The same fella did keynote at apachecon eu on a similar topic. Then
he talked mostly of Sherpa/pnuts yahoo tech. In that presentation we
got no mention. There the comparison strangely was to couchdb and
perhaps Cassandra (iirc).
So, mention is an improvement (do you think the kick up the behind I
rendered him after his amsterdam talk could have had anything to do
with it?).
Can we write him to figure more on how evaluation was done?
Should we try and get into vldb next year?
Good stuff Andy. Any thing else interesting at the conference?
Stack
On Aug 25, 2009, at 6:17 AM, Andrew Purtell <apurt...@apache.org> wrote:
In this keynote address here at VLDB 2009 (http://vldb2009.org/?q=node/22
) Raghu Ramakrishnan, Yahoo! Research's Chief Scientist, made
prominent mention of HBase, much to my surprise (and later chagrin).
This happened near the end of the talk when a number of the new
elastic/scalable/"nosql" storage systems were discussed to make
concrete some of the architectural and data model points made
earlier. The alternatives considered were Yahoo's PNUTS, sharded
MySQL, HBase, and Cassandra. I don't know what version of HBase was
used exactly but unfortunately the message was "not ready yet".
Perhaps it was a configuration or provisioning issue but HBase did
not really survive the evaluation, leading to short hyperbolic
performance curves terminating on the far left of the various
graphs. This was quite disappointing to see as the other
alternatives were apparently successfully tested on what can be
presumed to be the same resources. It stands to reason there is
opportunity for HBase to improve here if only we know what that is.
It was also a little disappointing that it appears through a mailing
list search that these issues were not brought to either hbase-dev@
or hbase-users@, only a minor question relating to the REST
interface. Perhaps the community could have identified a specific
configuration problem, recommended a correction for a deployment/
provisioning error, or resolved a bug. To future evaluators of
HBase, on behalf of the community I humbly request that you share
you results, good or bad, so we can take the feedback, or the bug
reports and their artifacts (logs, etc.) and improve our software.
At least, the story has already changed from what was presented
today -- for example, the multimaster architecture of 0.20 was not
presented, rather the older one (circa 0.19); and JG's/Ryan's
performance test results for 0.20 stand as a contradiction.
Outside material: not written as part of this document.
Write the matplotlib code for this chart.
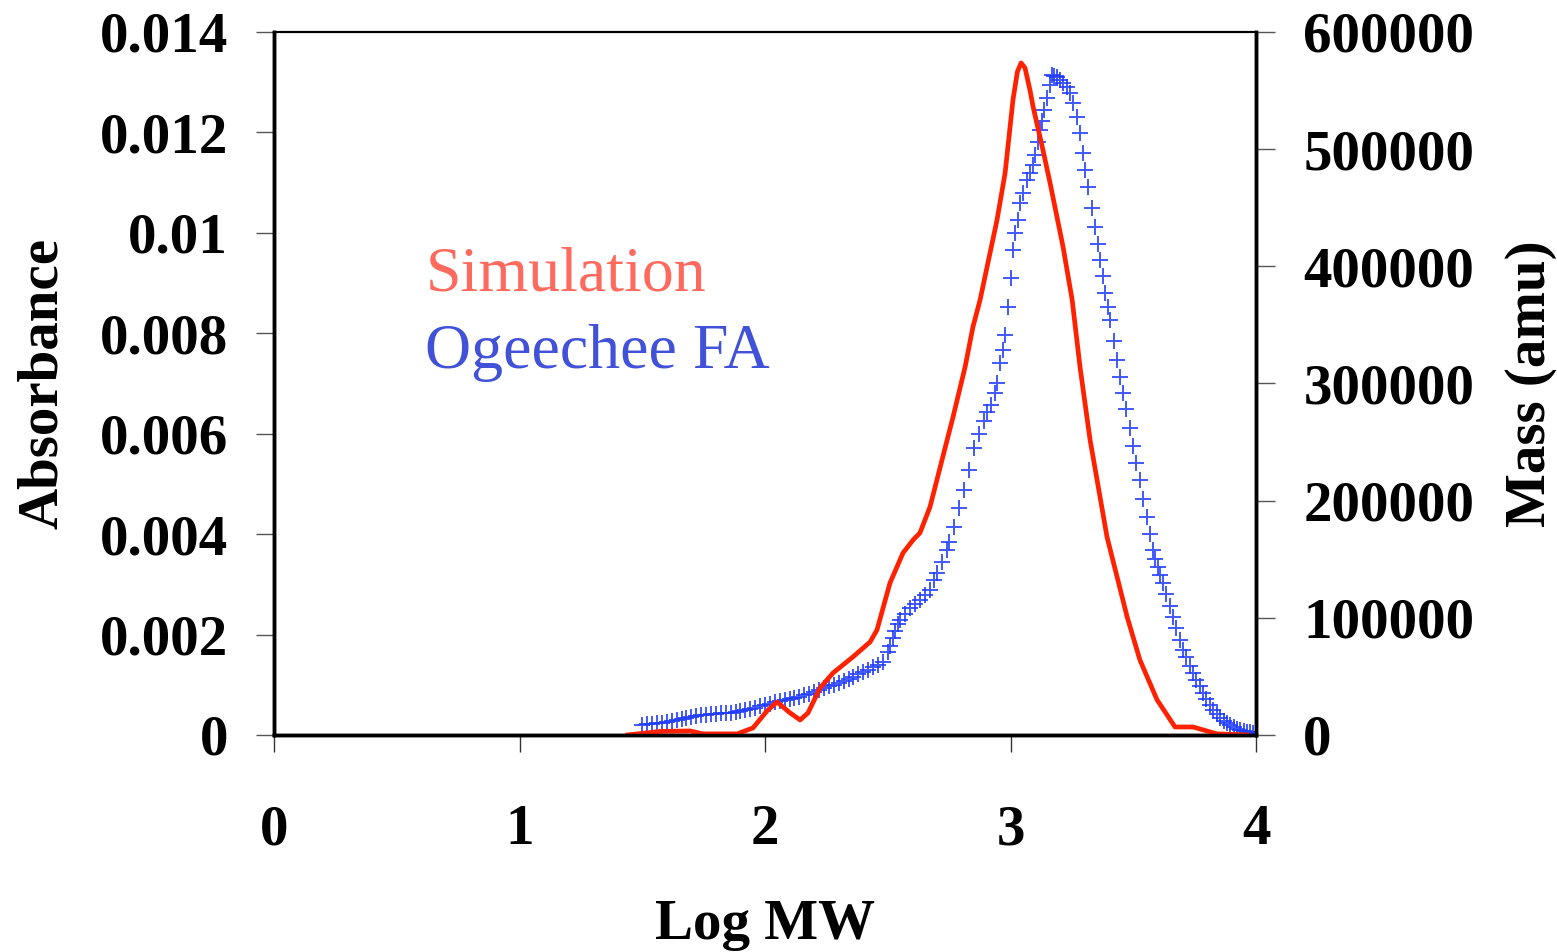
import numpy as np
import matplotlib
matplotlib.use('Agg')
import matplotlib.pyplot as plt

plt.rcParams['font.family'] = ['Liberation Serif', 'DejaVu Serif']

# Ogeechee FA (absorbance, left axis)
logmw_fa = [1.50, 1.52, 1.54, 1.56, 1.58, 1.60, 1.62, 1.64, 1.66, 1.68,
            1.70, 1.72, 1.74, 1.76, 1.78, 1.80, 1.82, 1.84, 1.86, 1.88,
            1.90, 1.92, 1.94, 1.96, 1.98, 2.00, 2.02, 2.04, 2.06, 2.08,
            2.10, 2.12, 2.14, 2.16, 2.18, 2.20, 2.22, 2.24, 2.26, 2.28,
            2.30, 2.32, 2.34, 2.36, 2.38, 2.40, 2.42, 2.44, 2.46, 2.48,
            2.50, 2.51, 2.52, 2.53, 2.54, 2.55, 2.57, 2.59, 2.61, 2.63,
            2.65, 2.67, 2.69, 2.70, 2.72, 2.74, 2.75, 2.77, 2.79, 2.81,
            2.83, 2.85, 2.87, 2.89, 2.905, 2.92, 2.935, 2.945, 2.957, 2.970,
            2.978, 2.990, 3.000, 3.010, 3.020, 3.030, 3.040, 3.052, 3.067, 3.080,
            3.090, 3.100, 3.110, 3.120, 3.128, 3.138, 3.149, 3.160, 3.169, 3.179,
            3.189, 3.200, 3.214, 3.228, 3.242, 3.255, 3.271, 3.283, 3.295, 3.305,
            3.316, 3.330, 3.344, 3.355, 3.365, 3.375, 3.385, 3.395, 3.405, 3.420,
            3.434, 3.446, 3.458, 3.470, 3.485, 3.499, 3.513, 3.527, 3.541, 3.556,
            3.568, 3.580, 3.590, 3.600, 3.610, 3.621, 3.634, 3.648, 3.662, 3.675,
            3.690, 3.703, 3.716, 3.730, 3.743, 3.757, 3.770, 3.784, 3.798, 3.811,
            3.825, 3.840, 3.855, 3.870, 3.882, 3.895, 3.910, 3.922, 3.935, 3.950,
            3.962, 3.975, 3.988, 4.000]
absorb_fa = [0.00020, 0.00021, 0.00022, 0.00023, 0.00024, 0.00026, 0.00028, 0.00030, 0.00032, 0.00034,
             0.00036, 0.00038, 0.00039, 0.00040, 0.00041, 0.00042, 0.00043, 0.00043, 0.00044, 0.00045,
             0.00047, 0.00049, 0.00051, 0.00054, 0.00057, 0.00059, 0.00062, 0.00065, 0.00067, 0.00069,
             0.00071, 0.00073, 0.00076, 0.00079, 0.00082, 0.00085, 0.00089, 0.00093, 0.00097, 0.00100,
             0.00104, 0.00108, 0.00112, 0.00116, 0.00121, 0.00126, 0.00130, 0.00135, 0.00140, 0.00146,
             0.00165, 0.00178, 0.00193, 0.00207, 0.00220, 0.00229, 0.00241, 0.00252, 0.00260, 0.00268,
             0.00278, 0.00288, 0.00308, 0.00323, 0.00345, 0.00368, 0.00385, 0.00415, 0.00452, 0.00487,
             0.00528, 0.00572, 0.00600, 0.00625, 0.00643, 0.00657, 0.00680, 0.00701, 0.00741, 0.00767,
             0.00797, 0.00852, 0.00910, 0.00965, 0.01000, 0.01025, 0.01060, 0.01080, 0.01106, 0.01120,
             0.01135, 0.01155, 0.01180, 0.01205, 0.01222, 0.01245, 0.01268, 0.01295, 0.01314, 0.01312,
             0.01310, 0.01305, 0.01298, 0.01290, 0.01278, 0.01258, 0.01231, 0.01198, 0.01159, 0.01125,
             0.01091, 0.01050, 0.01012, 0.00978, 0.00946, 0.00913, 0.00881, 0.00853, 0.00826, 0.00785,
             0.00747, 0.00713, 0.00681, 0.00650, 0.00612, 0.00576, 0.00541, 0.00508, 0.00470, 0.00434,
             0.00400, 0.00368, 0.00350, 0.00335, 0.00318, 0.00303, 0.00280, 0.00257, 0.00235, 0.00212,
             0.00190, 0.00169, 0.00155, 0.00138, 0.00123, 0.00110, 0.00097, 0.00084, 0.00072, 0.00060,
             0.00050, 0.00041, 0.00034, 0.00028, 0.00024, 0.00019, 0.00015, 0.00012, 0.00010, 0.00008,
             0.00006, 0.00005, 0.00004, 0.00003]

# Simulation (mass, right axis)
logmw_sim = [1.44, 1.572, 1.695, 1.747, 1.886, 1.951, 2.008, 2.049, 2.102, 2.143,
             2.175, 2.224, 2.277, 2.358, 2.428, 2.456, 2.509, 2.562, 2.603, 2.631,
             2.672, 2.721, 2.766, 2.815, 2.847, 2.876, 2.945, 2.978, 3.010, 3.028,
             3.043, 3.059, 3.079, 3.092, 3.132, 3.161, 3.214, 3.251, 3.283, 3.324,
             3.393, 3.475, 3.527, 3.597, 3.670, 3.743, 3.841, 3.963]
mass_sim = [0, 3000, 3400, 900, 900, 6000, 20500, 28200, 18800, 12800,
            18800, 40100, 52900, 66600, 79400, 89600, 129700, 155300, 166400, 172400,
            194600, 234800, 271500, 314100, 348300, 371300, 439500, 479700, 542000, 566000,
            573500, 569300, 550500, 536000, 499300, 471100, 416500, 371300, 314100, 251800,
            169000, 100700, 64000, 29900, 6800, 6800, 900, 0]

xticks = [0, 1, 2, 3, 4]
left_ticks = [0, 0.002, 0.004, 0.006, 0.008, 0.01, 0.012, 0.014]
left_labels = ['0', '0.002', '0.004', '0.006', '0.008', '0.01', '0.012', '0.014']
right_ticks = [0, 100000, 200000, 300000, 400000, 500000, 600000]

fig = plt.figure(figsize=(15.57, 9.52), dpi=100)
ax = fig.add_axes([0.176, 0.228, 0.6307, 0.7385])
ax2 = ax.twinx()

ax.plot(logmw_fa, absorb_fa, '+', color='#1f3cff', ms=12, mew=1.4, alpha=0.85)
ax2.plot(logmw_sim, mass_sim, '-', color='#ff2200', lw=3.4)

ax.set_xlim(0, 4)
ax.set_ylim(0, 0.014)
ax2.set_ylim(0, 600000)

tickfont = dict(fontsize=41, fontweight='bold')
ax.set_xticks(xticks)
ax.set_xticklabels([str(t) for t in xticks], **tickfont)
ax.set_yticks(left_ticks)
ax.set_yticklabels(left_labels, **tickfont)
ax2.set_yticks(right_ticks)
ax2.set_yticklabels([str(t) for t in right_ticks], **tickfont)

ax.tick_params(axis='x', direction='out', length=12, width=1, color='#333333', pad=38)
ax.tick_params(axis='y', direction='out', length=13, width=1, color='#555555', pad=20)
ax2.tick_params(axis='y', direction='out', length=14, width=1, color='#555555', pad=20)

for a in (ax, ax2):
    for side in ('left', 'right', 'bottom'):
        a.spines[side].set_linewidth(2.5)
        a.spines[side].set_color('black')
    a.spines['top'].set_linewidth(1.5)

ax.set_xlabel('Log MW', fontsize=41, fontweight='bold', labelpad=31)
ax.set_ylabel('Absorbance', fontsize=41, fontweight='bold', labelpad=22)
ax2.set_ylabel('Mass (amu)', fontsize=41, fontweight='bold', rotation=90, labelpad=22)

ax.text(0.154, 0.632, 'Simulation', transform=ax.transAxes, fontsize=46,
        color='#ff6a5e', va='baseline', ha='left')
ax.text(0.154, 0.522, 'Ogeechee FA', transform=ax.transAxes, fontsize=46,
        color='#4152d8', va='baseline', ha='left')

plt.savefig('out.png', dpi=100)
We
should look into opportunities to produce a peer reviewed positive
contribution. I think we have opportunities to take some novel
approaches in the system itself and/or produce a novel vertical
contribution and 0.20 is a good substrate for that.
Though this was unfortunately a missed opportunity for a good
showing for HBase in particular, the keynote in general was a well
formulated introduction of the emerging area of "cloud scale"
storage / "nosql" systems to the largest elite gathering of database
and data processing researchers in the world. The presentation was
importantly also a call for participation in the future development
and directions of the new and growing "nosql" constellation. Such
participation, whether it is specific involvement with the HBase
project or not, would be and is most welcome as the problems of
serving data at very large scale under "cloud" constraints is an
area of both significant challenge and significant promise. HBase
like other projects in this area are in an early stage of
development. They cover the use cases of their creators but, as
answers to the larger set of problems, they are not -- that space is
untapped and only waiting for creativity and effort. I
think I can speak for HBase in particular, we welcome this and would
be pleased to assist at every opportunity.
- Andy